I remember first being made to understand this issue kind of from reading an Existential Comics tweet that social mobility -- despite the vaunted place it gets in neoliberal rhetoric -- is an absurd thing to be worried about. It's plainly more important how conditions are at the bottom than the rate at which who specifically is at the bottom changes.
But to answer your question, the real reason is that normal liberals have much more in common with fascists than they want to admit and they fundamentally want a "meritocracy" where the skilled are saved and the inept are condemned, without ever asking why anyone needs to be condemned in the first place.

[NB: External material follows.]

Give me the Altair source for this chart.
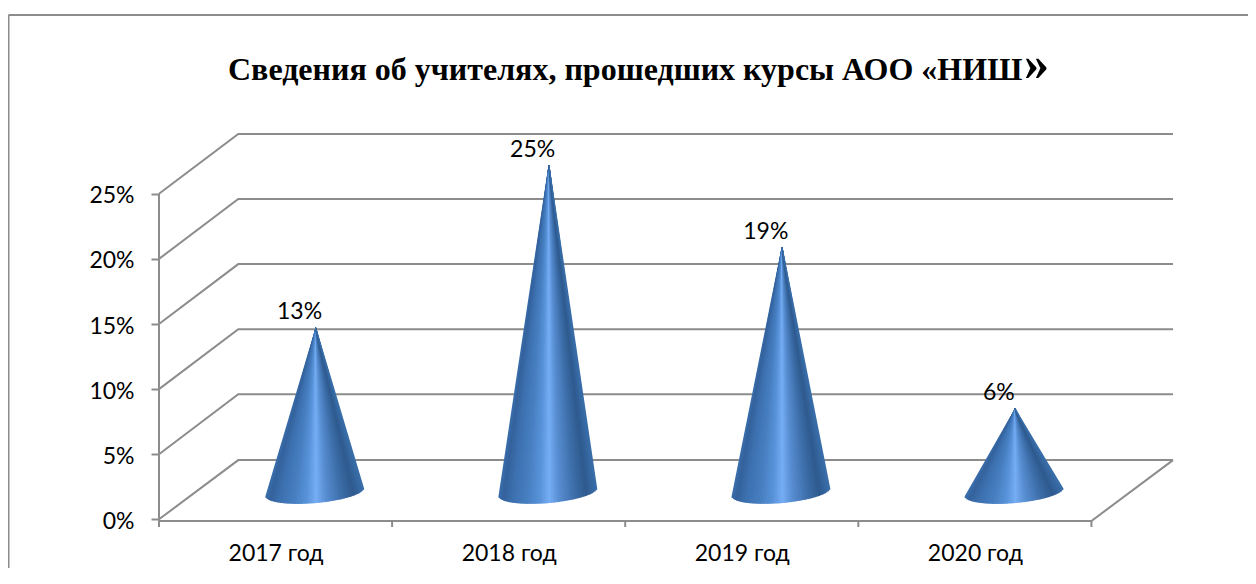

And capitalists of course prefer this model because it obfuscates things like their use of poverty as a tool of worker discipline (see "reserve army of labor") behind fables of hard work and hope.
It's Protestantism, if anyone is wondering. Their completely unexamined belief that some people will succeed because of hard work and some will fail because they're bad and lazy is just Calvinism. Purely religious belief, but they've secularized their Protestantism to the point where they're completely unaware of it.